Stage 5: final decision
Three possible final outcomes:
- Referral to the Court of Appeal. A Statement of Reasons is produced and the case is referred under section 9 (for convictions) or section 11 (for sentences). The Court of Appeal then hears the case on the newly-identified grounds; referral is not acquittal but it is the only route back to the Court of Appeal after direct-appeal refusal.
- Final refusal. The application is closed. The applicant may seek judicial review of the CCRC’s decision on administrative-law grounds (unlawfulness, irrationality, procedural unfairness). Judicial review of CCRC decisions is rare and success rate is low, but it exists as a legal avenue.
- Partial referral. For cases with multiple counts, the CCRC can refer some counts and not others. This is a real outcome possibility for a multi-count case like Letby; the CCRC could, for example, refer the insulin counts and the Child K count while not referring counts dependent on different expert evidence.
Base rates: what the CCRC actually does
- The CCRC refers approximately 3% of applications to the Court of Appeal. For complex medical-evidence cases the rate is somewhat higher but still a minority.
- Of cases referred, the Court of Appeal quashes the conviction in approximately 70%. Referral is predictive; the CCRC’s section 13 test filters for cases where the Court of Appeal is likely to act.
- Donna Anthony (2005), Sally Clark (2003), Stefan Kiszko (1992), Judith Ward (1992), and the Post Office sub-postmasters (2020-2024) are cases the CCRC referred that subsequently ended in quashed convictions on the expert-evidence or disclosure grounds most directly comparable to Letby.
The statutory independence principle
Dame Vera Baird KC’s 13 February 2026 public statement emphasised that the CCRC “does not make decisions on the basis of external pressure from anyone.” This is a statement of the statutory-independence principle built into the 1995 Act. Political pressure, media campaigns, and public attention cannot — as a matter of the statutory framework — drive the commissioners’ decision. That said, sustained public and broadsheet attention is not irrelevant: it affects the quality of material available (more expert engagement), it speeds disclosure from institutional bodies, and it is a material contextual factor for the Court of Appeal’s subsequent consideration.
What the Letby CCRC review is likely to consider
- The 31+ independent expert reports filed with the October 2025 application.
- The Shoo Lee International Expert Panel report (February 2025) and the Additional 10 Cases Report (June 2025).
- The Joint Expert Witness Insulin Report on Babies F and L (May 2025).
- The Thirlwall Inquiry evidence record (material brought into public view during 2024-2026 that was not available to the criminal trial).
- The paediatric-pathology re-readings and paediatric-radiology re-readings filed with the CCRC application.
- CPIA 1996 disclosure questions — material the defence argues should have been disclosed but was not.
- The January 2026 CPS decision not to pursue 11 additional charges on 9 further babies — a direct prosecutorial datapoint.

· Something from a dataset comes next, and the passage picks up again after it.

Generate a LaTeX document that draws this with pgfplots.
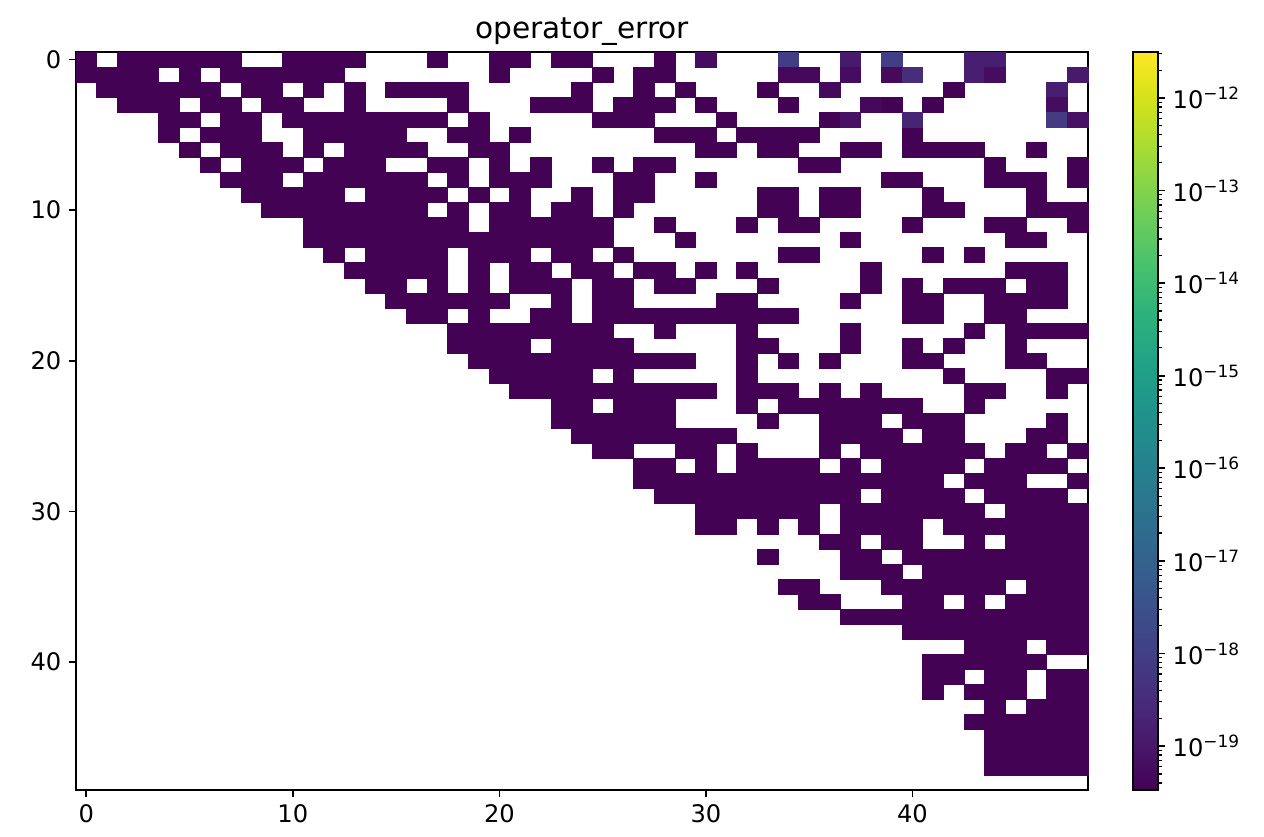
\documentclass[border=0pt]{standalone}
\usepackage{fontspec}
\setmainfont{DejaVu Sans}
\usepackage{pgfplots}
\usepackage{pgfplotstable}
\pgfplotsset{compat=1.18}

% one matrix cell: axis 485.76pt x 354.24pt, 49 x 49 cells
\pgfdeclareplotmark{cell}{%
  \pgfpathrectangle{\pgfpoint{-4.957pt}{-3.615pt}}{\pgfpoint{9.914pt}{7.229pt}}%
  \pgfusepathqfillstroke}

% cells that are not at the bottom of the colour range
\pgfplotstableread{
x y v
30 0 5.8e-20
34 0 9.0e-19
37 0 1.2e-19
39 0 9.0e-19
43 0 1.5e-19
44 0 1.5e-19
34 1 4.8e-20
35 1 4.8e-20
37 1 5.8e-20
39 1 5.3e-20
40 1 3.6e-19
43 1 1.5e-19
44 1 5.8e-20
48 1 1.2e-19
36 2 5.3e-20
47 2 1.5e-19
38 3 4.8e-20
47 3 5.8e-20
37 4 7.0e-20
40 4 2.1e-19
47 4 7.6e-19
48 4 7.0e-20
}\lighter

\def\pw#1{10\textsuperscript{−#1}}

\begin{document}
\begin{tikzpicture}
\path (-36.48pt,-22.08pt) rectangle (570.24pt,379.2pt);
\begin{axis}[
  scale only axis, width=485.76pt, height=354.24pt,
  at={(0,0)}, anchor=south west,
  xmin=-0.5, xmax=48.5, ymin=-0.5, ymax=48.5, y dir=reverse,
  xtick={0,10,20,30,40}, ytick={0,10,20,30,40},
  tick align=outside, major tick length=3.5pt,
  xtick pos=left, ytick pos=left,
  every tick/.style={black, line width=0.8pt},
  axis line style={line width=0.8pt},
  tick label style={font=\fontsize{11.6}{13}\selectfont},
  /pgf/number format/assume math mode=true,
  title={operator\_error},
  title style={font=\fontsize{14.2}{16}\selectfont, anchor=base, yshift=0.7pt},
  colormap/viridis,
  point meta min=-19.475, point meta max=-11.503,
  colorbar,
  colorbar style={
    at={(parent axis.north east)}, anchor=north west, xshift=13.1pt,
    width=12pt,
    axis line style={line width=0.8pt},
    ytick={-19,-18,-17,-16,-15,-14,-13,-12},
    yticklabels={\pw{19},\pw{18},\pw{17},\pw{16},\pw{15},\pw{14},\pw{13},\pw{12}},
    minor ytick={-19.398,-19.301,-19.222,-19.155,-19.097,-19.046,
      -18.699,-18.523,-18.398,-18.301,-18.222,-18.155,-18.097,-18.046,
      -17.699,-17.523,-17.398,-17.301,-17.222,-17.155,-17.097,-17.046,
      -16.699,-16.523,-16.398,-16.301,-16.222,-16.155,-16.097,-16.046,
      -15.699,-15.523,-15.398,-15.301,-15.222,-15.155,-15.097,-15.046,
      -14.699,-14.523,-14.398,-14.301,-14.222,-14.155,-14.097,-14.046,
      -13.699,-13.523,-13.398,-13.301,-13.222,-13.155,-13.097,-13.046,
      -12.699,-12.523,-12.398,-12.301,-12.222,-12.155,-12.097,-12.046,
      -11.699,-11.523},
    tick align=outside, ytick pos=right, yticklabel pos=right,
    major tick length=3.5pt, minor tick length=2pt,
    every tick/.style={black, line width=0.8pt},
    minor tick style={line width=0.6pt},
    tick label style={font=\fontsize{11.6}{13}\selectfont},
  },
  scatter/use mapped color={draw=mapped color, fill=mapped color},
  every mark/.append style={line width=0.25pt},
]
\addplot[scatter, only marks, mark=cell, point meta={log10(3.5e-20)}] coordinates {
(0,0)(2,0)(3,0)(4,0)(5,0)(6,0)(7,0)(10,0)(11,0)(12,0)(13,0)(17,0)(20,0)(21,0)(23,0)(24,0)(28,0)
(0,1)(1,1)(2,1)(3,1)(5,1)(7,1)(8,1)(9,1)(10,1)(11,1)(12,1)(20,1)(25,1)(27,1)(28,1)
(1,2)(2,2)(3,2)(4,2)(5,2)(6,2)(8,2)(9,2)(11,2)(13,2)(15,2)(16,2)(17,2)(18,2)(24,2)(27,2)(29,2)(33,2)(42,2)
(2,3)(3,3)(4,3)(6,3)(7,3)(9,3)(10,3)(13,3)(18,3)(22,3)(23,3)(24,3)(26,3)(27,3)(28,3)(30,3)(34,3)(39,3)(41,3)
(4,4)(5,4)(7,4)(8,4)(10,4)(11,4)(12,4)(13,4)(14,4)(15,4)(16,4)(17,4)(19,4)(25,4)(26,4)(27,4)(31,4)(36,4)
(4,5)(6,5)(7,5)(8,5)(11,5)(12,5)(13,5)(14,5)(15,5)(18,5)(19,5)(21,5)(28,5)(29,5)(30,5)(32,5)(33,5)(34,5)(35,5)(40,5)
(5,6)(7,6)(8,6)(9,6)(11,6)(13,6)(14,6)(15,6)(16,6)(19,6)(20,6)(30,6)(31,6)(33,6)(34,6)(37,6)(38,6)(40,6)(41,6)(42,6)(43,6)(46,6)
(6,7)(8,7)(9,7)(10,7)(12,7)(13,7)(14,7)(17,7)(18,7)(20,7)(22,7)(25,7)(27,7)(28,7)(35,7)(36,7)(44,7)(48,7)
(7,8)(8,8)(9,8)(11,8)(12,8)(13,8)(14,8)(15,8)(16,8)(18,8)(20,8)(21,8)(22,8)(26,8)(27,8)(30,8)(39,8)(40,8)(44,8)(45,8)(46,8)(48,8)
(8,9)(9,9)(10,9)(11,9)(12,9)(14,9)(15,9)(16,9)(17,9)(19,9)(21,9)(24,9)(26,9)(27,9)(33,9)(34,9)(36,9)(37,9)(41,9)(46,9)
(9,10)(10,10)(11,10)(12,10)(13,10)(14,10)(15,10)(16,10)(18,10)(20,10)(21,10)(23,10)(24,10)(26,10)(33,10)(34,10)(36,10)(37,10)(41,10)(42,10)(46,10)(47,10)(48,10)
(11,11)(12,11)(13,11)(14,11)(15,11)(16,11)(17,11)(18,11)(20,11)(21,11)(22,11)(23,11)(24,11)(25,11)(28,11)(32,11)(34,11)(35,11)(40,11)(44,11)(45,11)(48,11)
(11,12)(12,12)(13,12)(14,12)(15,12)(16,12)(17,12)(18,12)(19,12)(20,12)(21,12)(22,12)(23,12)(24,12)(25,12)(29,12)(37,12)(45,12)(46,12)
(12,13)(14,13)(15,13)(16,13)(17,13)(19,13)(20,13)(21,13)(23,13)(24,13)(26,13)(34,13)(35,13)(41,13)(43,13)
(13,14)(14,14)(15,14)(16,14)(17,14)(19,14)(21,14)(22,14)(24,14)(25,14)(27,14)(28,14)(30,14)(32,14)(38,14)(45,14)(46,14)(47,14)
(14,15)(15,15)(17,15)(19,15)(21,15)(22,15)(23,15)(25,15)(26,15)(28,15)(29,15)(33,15)(38,15)(40,15)(42,15)(43,15)(44,15)(46,15)(47,15)
(15,16)(16,16)(17,16)(18,16)(19,16)(20,16)(23,16)(25,16)(26,16)(31,16)(32,16)(37,16)(40,16)(41,16)(44,16)(45,16)(46,16)(47,16)
(16,17)(17,17)(19,17)(22,17)(23,17)(25,17)(26,17)(27,17)(28,17)(29,17)(30,17)(31,17)(32,17)(33,17)(34,17)(40,17)(41,17)(44,17)(45,17)
(18,18)(19,18)(20,18)(21,18)(22,18)(23,18)(24,18)(25,18)(28,18)(32,18)(37,18)(43,18)(45,18)(46,18)(47,18)(48,18)
(18,19)(19,19)(20,19)(21,19)(23,19)(24,19)(25,19)(26,19)(32,19)(33,19)(37,19)(40,19)(42,19)(45,19)
(19,20)(20,20)(21,20)(22,20)(23,20)(24,20)(25,20)(26,20)(27,20)(28,20)(29,20)(32,20)(34,20)(36,20)(40,20)(41,20)(45,20)(46,20)
(20,21)(21,21)(22,21)(23,21)(24,21)(26,21)(32,21)(42,21)(47,21)(48,21)
(21,22)(22,22)(23,22)(24,22)(25,22)(26,22)(27,22)(28,22)(29,22)(30,22)(32,22)(33,22)(34,22)(36,22)(38,22)(43,22)(44,22)(47,22)
(23,23)(24,23)(26,23)(27,23)(28,23)(32,23)(34,23)(35,23)(36,23)(37,23)(38,23)(39,23)(40,23)(43,23)
(23,24)(24,24)(25,24)(26,24)(27,24)(28,24)(33,24)(36,24)(37,24)(38,24)(40,24)(41,24)(42,24)(47,24)
(24,25)(25,25)(26,25)(27,25)(28,25)(29,25)(30,25)(31,25)(36,25)(37,25)(38,25)(39,25)(41,25)(42,25)(46,25)(47,25)
(25,26)(26,26)(29,26)(30,26)(32,26)(36,26)(38,26)(39,26)(40,26)(41,26)(42,26)(43,26)(45,26)(46,26)(48,26)
(27,27)(28,27)(30,27)(32,27)(33,27)(34,27)(35,27)(37,27)(39,27)(40,27)(41,27)(42,27)(44,27)(45,27)(46,27)(47,27)
(27,28)(28,28)(29,28)(30,28)(31,28)(32,28)(33,28)(34,28)(35,28)(36,28)(37,28)(38,28)(39,28)(40,28)(41,28)(43,28)(44,28)(45,28)(48,28)
(28,29)(29,29)(30,29)(31,29)(32,29)(33,29)(34,29)(35,29)(36,29)(37,29)(39,29)(40,29)(41,29)(42,29)(44,29)(45,29)(46,29)(47,29)
(30,30)(31,30)(32,30)(33,30)(34,30)(35,30)(37,30)(38,30)(39,30)(40,30)(41,30)(42,30)(43,30)(45,30)(46,30)(47,30)(48,30)
(30,31)(31,31)(33,31)(35,31)(37,31)(38,31)(39,31)(40,31)(42,31)(43,31)(44,31)(45,31)(46,31)(47,31)(48,31)
(36,32)(37,32)(39,32)(40,32)(43,32)(45,32)(46,32)(47,32)(48,32)
(33,33)(37,33)(38,33)(40,33)(41,33)(42,33)(43,33)(44,33)(45,33)(46,33)(47,33)(48,33)
(37,34)(38,34)(39,34)(41,34)(42,34)(43,34)(44,34)(45,34)(46,34)(47,34)(48,34)
(34,35)(35,35)(39,35)(40,35)(41,35)(42,35)(43,35)(44,35)(46,35)(47,35)(48,35)
(35,36)(36,36)(40,36)(41,36)(43,36)(45,36)(46,36)(47,36)(48,36)
(37,37)(38,37)(39,37)(40,37)(41,37)(42,37)(43,37)(44,37)(45,37)(46,37)(47,37)(48,37)
(40,38)(41,38)(42,38)(43,38)(44,38)(45,38)(46,38)(47,38)(48,38)
(43,39)(44,39)(45,39)(47,39)(48,39)
(41,40)(42,40)(43,40)(44,40)(45,40)(46,40)
(41,41)(42,41)(44,41)(45,41)(47,41)(48,41)
(41,42)(43,42)(44,42)(45,42)(47,42)(48,42)
(44,43)(46,43)(47,43)(48,43)
(43,44)(44,44)(45,44)(46,44)(47,44)(48,44)
(44,45)(45,45)(46,45)(47,45)(48,45)
(44,46)(45,46)(46,46)(47,46)(48,46)
(44,47)(45,47)(46,47)(47,47)(48,47)
};
\addplot[scatter, only marks, mark=cell, point meta={log10(\thisrow{v})}]
  table[x=x, y=y] {\lighter};
\end{axis}
\end{tikzpicture}
\end{document}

- Contemporaneous UK neonatal-outcome reference distributions (the base-rate context the 2023 trial did not fully surface).
Timeline expectations
The October 2025 application passed preliminary screening by early February 2026. If the CCRC review follows the median timeline for complex cases, a provisional decision could be expected in 2027. A final decision could follow 3–6 months later. These are estimates based on comparable cases (Anthony, Clark, Kiszko, Post Office), not CCRC-announced dates.